## Task directions
In the entries below, count every line containing "this". Reply with the number alone.

Dataset items
┌──

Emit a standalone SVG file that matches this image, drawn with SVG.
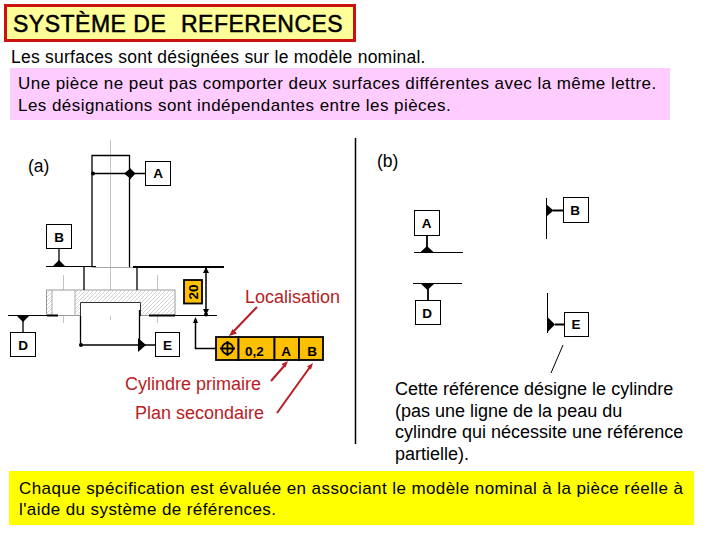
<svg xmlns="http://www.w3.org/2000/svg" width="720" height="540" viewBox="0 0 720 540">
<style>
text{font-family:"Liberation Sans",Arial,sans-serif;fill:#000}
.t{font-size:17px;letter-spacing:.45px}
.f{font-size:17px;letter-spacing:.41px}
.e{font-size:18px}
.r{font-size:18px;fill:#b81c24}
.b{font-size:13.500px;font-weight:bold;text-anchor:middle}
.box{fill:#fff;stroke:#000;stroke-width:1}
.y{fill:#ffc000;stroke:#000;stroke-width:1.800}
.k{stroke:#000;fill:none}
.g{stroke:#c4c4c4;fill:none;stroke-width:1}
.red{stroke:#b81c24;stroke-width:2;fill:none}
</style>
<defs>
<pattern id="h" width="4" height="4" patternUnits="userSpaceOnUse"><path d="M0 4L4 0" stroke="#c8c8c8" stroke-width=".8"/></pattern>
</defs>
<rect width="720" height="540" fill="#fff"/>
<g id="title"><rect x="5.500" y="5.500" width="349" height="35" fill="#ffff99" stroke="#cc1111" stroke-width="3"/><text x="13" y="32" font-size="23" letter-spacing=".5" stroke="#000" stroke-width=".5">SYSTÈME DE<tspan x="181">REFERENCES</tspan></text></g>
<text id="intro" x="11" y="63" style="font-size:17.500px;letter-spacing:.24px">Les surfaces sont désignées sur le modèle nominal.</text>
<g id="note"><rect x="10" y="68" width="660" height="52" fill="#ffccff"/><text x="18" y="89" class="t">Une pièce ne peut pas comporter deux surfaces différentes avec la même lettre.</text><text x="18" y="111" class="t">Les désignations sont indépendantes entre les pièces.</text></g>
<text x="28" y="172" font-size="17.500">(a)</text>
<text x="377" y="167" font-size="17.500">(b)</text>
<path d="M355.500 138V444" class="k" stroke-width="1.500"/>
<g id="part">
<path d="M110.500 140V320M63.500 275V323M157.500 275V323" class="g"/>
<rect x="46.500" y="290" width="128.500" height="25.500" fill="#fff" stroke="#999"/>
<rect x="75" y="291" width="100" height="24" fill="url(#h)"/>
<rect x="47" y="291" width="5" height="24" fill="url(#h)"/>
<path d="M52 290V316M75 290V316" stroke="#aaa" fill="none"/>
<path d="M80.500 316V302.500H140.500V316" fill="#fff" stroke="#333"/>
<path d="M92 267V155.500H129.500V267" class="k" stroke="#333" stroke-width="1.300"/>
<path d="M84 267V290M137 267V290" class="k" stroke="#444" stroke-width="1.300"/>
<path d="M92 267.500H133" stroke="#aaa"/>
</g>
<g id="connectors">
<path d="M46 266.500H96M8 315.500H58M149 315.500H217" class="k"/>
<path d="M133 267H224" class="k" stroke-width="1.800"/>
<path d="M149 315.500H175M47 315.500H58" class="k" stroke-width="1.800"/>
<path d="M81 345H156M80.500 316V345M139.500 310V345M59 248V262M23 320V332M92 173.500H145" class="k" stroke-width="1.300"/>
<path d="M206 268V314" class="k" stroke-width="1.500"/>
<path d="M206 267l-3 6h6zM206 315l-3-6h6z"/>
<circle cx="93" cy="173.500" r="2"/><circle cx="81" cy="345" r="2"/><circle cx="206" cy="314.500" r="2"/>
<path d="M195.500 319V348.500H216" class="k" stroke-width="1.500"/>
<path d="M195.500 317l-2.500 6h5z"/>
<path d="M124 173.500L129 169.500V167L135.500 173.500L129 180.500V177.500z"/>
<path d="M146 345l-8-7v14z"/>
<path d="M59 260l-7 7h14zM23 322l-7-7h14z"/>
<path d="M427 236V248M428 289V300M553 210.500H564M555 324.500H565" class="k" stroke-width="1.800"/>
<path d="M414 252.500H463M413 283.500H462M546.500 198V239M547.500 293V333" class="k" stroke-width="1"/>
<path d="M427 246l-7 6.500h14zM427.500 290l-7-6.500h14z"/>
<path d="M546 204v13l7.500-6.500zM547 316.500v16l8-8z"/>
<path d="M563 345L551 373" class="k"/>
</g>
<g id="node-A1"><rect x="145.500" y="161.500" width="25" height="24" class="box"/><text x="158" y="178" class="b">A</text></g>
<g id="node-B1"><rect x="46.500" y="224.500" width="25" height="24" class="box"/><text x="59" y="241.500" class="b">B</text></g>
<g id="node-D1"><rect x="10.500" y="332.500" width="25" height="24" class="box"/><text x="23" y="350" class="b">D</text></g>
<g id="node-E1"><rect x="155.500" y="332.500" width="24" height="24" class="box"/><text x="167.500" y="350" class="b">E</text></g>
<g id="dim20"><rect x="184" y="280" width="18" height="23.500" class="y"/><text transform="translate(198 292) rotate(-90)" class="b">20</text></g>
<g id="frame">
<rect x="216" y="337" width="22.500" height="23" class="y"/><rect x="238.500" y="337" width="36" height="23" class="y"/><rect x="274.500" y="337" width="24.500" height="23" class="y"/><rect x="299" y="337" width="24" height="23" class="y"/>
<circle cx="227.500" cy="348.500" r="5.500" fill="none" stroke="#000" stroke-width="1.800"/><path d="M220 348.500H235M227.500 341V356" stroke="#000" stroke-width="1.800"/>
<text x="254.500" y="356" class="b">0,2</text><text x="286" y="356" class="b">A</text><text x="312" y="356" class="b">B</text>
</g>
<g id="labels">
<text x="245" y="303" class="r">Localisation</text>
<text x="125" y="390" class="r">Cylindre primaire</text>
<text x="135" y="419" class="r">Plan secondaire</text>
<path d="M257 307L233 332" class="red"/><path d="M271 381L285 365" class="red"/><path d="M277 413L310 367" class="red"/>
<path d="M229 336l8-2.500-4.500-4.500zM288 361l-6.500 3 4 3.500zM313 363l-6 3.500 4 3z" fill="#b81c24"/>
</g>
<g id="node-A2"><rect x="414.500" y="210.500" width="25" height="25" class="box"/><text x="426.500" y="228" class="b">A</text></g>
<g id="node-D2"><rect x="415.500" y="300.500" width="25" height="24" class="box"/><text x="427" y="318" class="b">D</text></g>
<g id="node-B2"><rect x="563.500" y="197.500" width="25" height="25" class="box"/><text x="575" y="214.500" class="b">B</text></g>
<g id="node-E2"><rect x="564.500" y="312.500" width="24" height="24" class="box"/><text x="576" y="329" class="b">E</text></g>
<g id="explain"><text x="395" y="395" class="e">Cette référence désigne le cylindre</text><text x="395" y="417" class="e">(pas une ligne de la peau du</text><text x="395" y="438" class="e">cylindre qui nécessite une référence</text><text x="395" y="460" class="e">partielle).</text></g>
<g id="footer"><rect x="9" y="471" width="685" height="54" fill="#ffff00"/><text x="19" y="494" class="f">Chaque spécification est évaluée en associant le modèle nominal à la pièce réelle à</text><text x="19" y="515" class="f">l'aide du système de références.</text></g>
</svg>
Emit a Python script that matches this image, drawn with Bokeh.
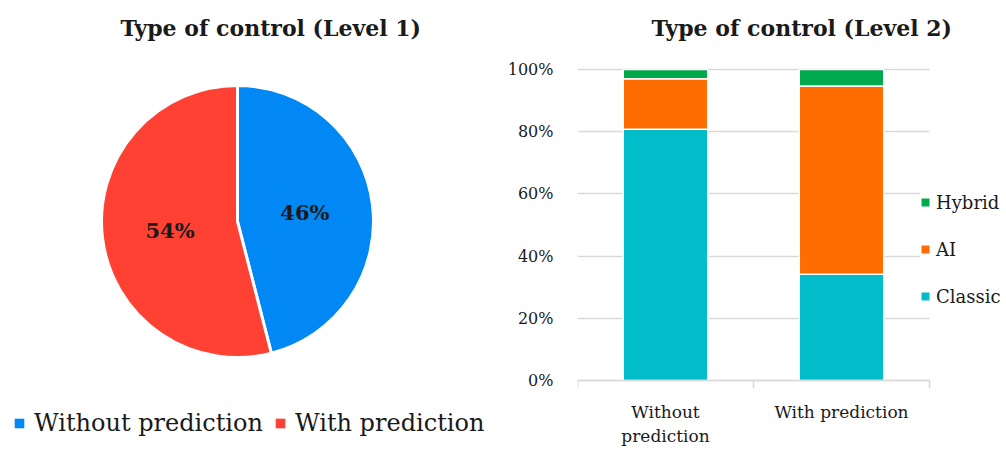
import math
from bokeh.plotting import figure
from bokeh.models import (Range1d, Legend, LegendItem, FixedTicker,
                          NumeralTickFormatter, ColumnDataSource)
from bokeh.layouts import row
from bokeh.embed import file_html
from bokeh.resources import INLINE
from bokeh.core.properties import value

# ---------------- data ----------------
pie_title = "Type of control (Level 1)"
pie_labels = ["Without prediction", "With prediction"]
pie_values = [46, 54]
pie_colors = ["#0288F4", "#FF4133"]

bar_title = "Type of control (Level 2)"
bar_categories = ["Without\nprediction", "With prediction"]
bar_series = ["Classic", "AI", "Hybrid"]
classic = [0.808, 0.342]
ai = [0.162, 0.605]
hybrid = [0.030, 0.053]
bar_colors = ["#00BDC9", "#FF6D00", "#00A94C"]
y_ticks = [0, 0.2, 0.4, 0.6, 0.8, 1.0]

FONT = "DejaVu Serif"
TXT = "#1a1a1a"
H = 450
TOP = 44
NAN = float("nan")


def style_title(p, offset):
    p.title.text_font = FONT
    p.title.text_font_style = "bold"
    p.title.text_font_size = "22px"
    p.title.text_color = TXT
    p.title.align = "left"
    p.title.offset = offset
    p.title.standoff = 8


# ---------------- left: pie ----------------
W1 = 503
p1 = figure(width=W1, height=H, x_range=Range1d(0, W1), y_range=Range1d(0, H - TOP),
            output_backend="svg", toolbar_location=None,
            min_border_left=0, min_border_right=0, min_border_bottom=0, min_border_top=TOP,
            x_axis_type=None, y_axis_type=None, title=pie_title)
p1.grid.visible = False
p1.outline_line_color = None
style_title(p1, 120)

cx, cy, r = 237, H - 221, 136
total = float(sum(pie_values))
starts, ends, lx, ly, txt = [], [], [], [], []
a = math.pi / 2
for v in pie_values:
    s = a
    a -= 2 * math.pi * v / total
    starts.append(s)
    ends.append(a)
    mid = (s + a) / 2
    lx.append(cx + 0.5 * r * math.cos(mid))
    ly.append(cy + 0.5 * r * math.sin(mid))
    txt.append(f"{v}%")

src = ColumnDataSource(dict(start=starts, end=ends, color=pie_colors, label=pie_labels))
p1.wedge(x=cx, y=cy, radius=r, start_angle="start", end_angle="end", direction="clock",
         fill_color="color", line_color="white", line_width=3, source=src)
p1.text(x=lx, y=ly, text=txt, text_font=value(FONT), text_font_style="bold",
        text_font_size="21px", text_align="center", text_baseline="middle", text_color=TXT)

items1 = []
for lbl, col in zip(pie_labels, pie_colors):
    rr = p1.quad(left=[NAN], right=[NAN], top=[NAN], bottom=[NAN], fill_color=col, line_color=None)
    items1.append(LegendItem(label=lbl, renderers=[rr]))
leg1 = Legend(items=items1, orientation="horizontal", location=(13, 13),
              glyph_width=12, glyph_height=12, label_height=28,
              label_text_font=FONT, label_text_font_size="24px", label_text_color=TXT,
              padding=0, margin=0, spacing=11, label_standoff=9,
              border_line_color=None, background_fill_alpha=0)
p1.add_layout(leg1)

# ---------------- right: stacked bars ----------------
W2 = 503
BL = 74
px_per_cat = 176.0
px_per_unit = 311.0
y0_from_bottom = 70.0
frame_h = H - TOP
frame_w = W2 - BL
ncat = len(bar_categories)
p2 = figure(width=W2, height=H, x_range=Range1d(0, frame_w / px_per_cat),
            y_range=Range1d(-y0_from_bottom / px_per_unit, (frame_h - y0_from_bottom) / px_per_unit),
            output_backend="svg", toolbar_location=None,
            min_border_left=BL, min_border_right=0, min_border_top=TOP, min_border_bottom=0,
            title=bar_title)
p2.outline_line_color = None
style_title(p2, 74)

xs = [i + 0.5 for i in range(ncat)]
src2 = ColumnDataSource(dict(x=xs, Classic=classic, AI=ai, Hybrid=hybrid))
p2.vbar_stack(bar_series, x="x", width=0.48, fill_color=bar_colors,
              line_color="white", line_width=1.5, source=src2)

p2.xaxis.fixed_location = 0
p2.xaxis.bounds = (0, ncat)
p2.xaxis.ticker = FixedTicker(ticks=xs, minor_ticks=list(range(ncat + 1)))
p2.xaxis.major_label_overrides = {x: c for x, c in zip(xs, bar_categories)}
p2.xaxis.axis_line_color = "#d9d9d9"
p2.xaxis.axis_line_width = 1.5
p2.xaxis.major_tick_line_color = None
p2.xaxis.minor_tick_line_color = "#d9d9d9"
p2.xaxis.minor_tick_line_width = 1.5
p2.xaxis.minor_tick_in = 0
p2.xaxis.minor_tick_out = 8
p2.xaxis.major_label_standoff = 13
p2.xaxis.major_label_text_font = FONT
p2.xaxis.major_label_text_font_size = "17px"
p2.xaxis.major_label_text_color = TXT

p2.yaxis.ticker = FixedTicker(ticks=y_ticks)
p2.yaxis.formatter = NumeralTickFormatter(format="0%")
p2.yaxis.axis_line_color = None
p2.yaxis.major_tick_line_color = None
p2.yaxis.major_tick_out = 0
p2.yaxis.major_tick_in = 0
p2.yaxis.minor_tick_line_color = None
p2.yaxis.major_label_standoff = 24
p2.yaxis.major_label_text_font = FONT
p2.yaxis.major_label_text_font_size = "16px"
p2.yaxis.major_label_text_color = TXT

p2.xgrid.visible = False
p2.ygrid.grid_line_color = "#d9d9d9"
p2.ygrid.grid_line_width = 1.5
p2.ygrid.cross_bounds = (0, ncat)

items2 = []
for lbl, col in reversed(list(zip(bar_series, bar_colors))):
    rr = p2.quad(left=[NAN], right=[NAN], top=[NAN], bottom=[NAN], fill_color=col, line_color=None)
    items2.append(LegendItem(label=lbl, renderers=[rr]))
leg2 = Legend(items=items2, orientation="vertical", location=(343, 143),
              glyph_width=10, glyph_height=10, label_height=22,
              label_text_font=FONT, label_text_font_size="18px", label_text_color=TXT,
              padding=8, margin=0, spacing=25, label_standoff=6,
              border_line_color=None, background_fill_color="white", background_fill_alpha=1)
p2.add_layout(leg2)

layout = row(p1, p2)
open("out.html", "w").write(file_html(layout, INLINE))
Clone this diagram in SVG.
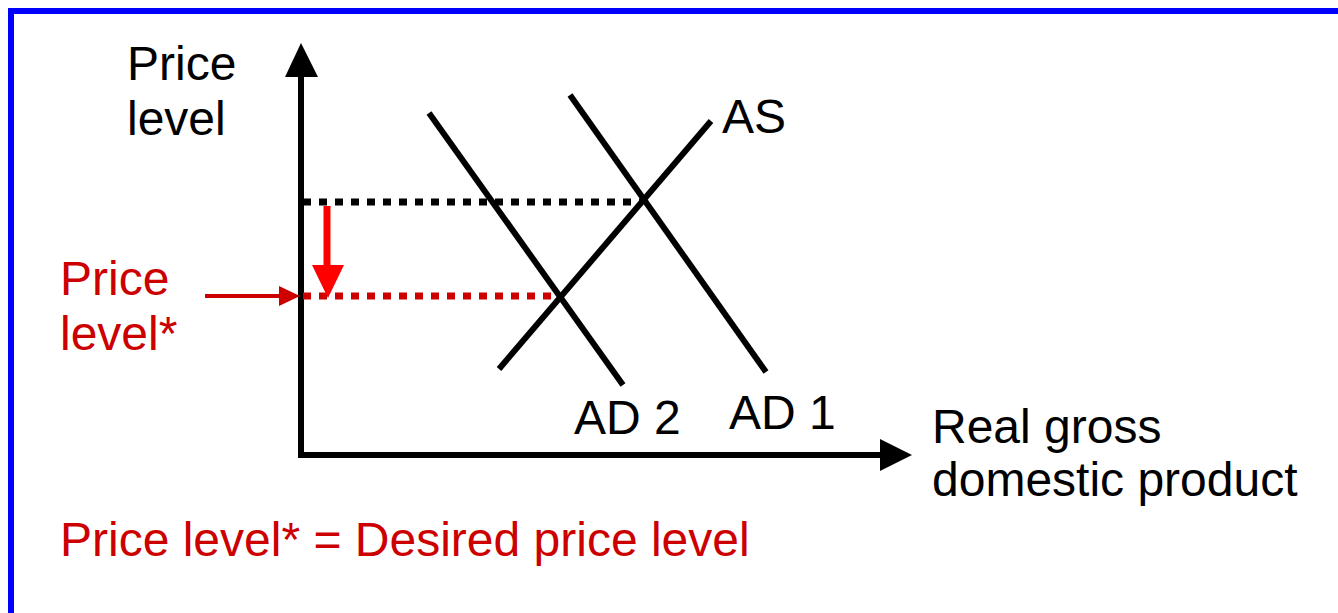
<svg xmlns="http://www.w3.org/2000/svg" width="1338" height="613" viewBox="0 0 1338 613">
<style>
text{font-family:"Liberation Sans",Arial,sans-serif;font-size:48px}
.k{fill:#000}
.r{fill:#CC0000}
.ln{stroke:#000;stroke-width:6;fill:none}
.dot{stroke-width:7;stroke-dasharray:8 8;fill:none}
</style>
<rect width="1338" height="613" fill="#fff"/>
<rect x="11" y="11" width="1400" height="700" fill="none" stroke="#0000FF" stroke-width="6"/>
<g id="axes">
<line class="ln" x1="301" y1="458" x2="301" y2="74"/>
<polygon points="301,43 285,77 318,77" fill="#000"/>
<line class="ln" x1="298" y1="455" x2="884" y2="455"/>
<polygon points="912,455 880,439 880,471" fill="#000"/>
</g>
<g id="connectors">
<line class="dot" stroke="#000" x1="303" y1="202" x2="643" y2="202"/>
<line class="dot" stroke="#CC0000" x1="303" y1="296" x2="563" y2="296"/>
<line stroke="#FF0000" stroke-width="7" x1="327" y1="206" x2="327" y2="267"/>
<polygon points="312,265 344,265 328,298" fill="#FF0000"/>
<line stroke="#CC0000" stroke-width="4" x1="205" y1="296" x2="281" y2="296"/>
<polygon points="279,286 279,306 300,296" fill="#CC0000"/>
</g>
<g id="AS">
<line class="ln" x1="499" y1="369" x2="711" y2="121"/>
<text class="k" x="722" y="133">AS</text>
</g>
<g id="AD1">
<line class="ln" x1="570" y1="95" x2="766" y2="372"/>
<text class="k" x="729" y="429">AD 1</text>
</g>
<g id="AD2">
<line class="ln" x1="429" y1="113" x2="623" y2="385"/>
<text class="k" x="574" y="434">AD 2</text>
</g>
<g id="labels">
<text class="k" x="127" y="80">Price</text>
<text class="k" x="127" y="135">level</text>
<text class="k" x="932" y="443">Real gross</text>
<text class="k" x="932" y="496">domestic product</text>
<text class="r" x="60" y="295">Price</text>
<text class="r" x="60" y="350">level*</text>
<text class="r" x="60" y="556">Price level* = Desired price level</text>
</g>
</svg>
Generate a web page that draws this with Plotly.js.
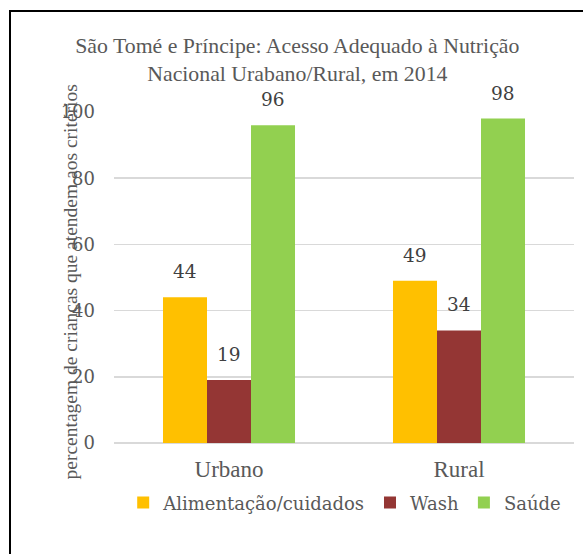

└──

## Written answer
4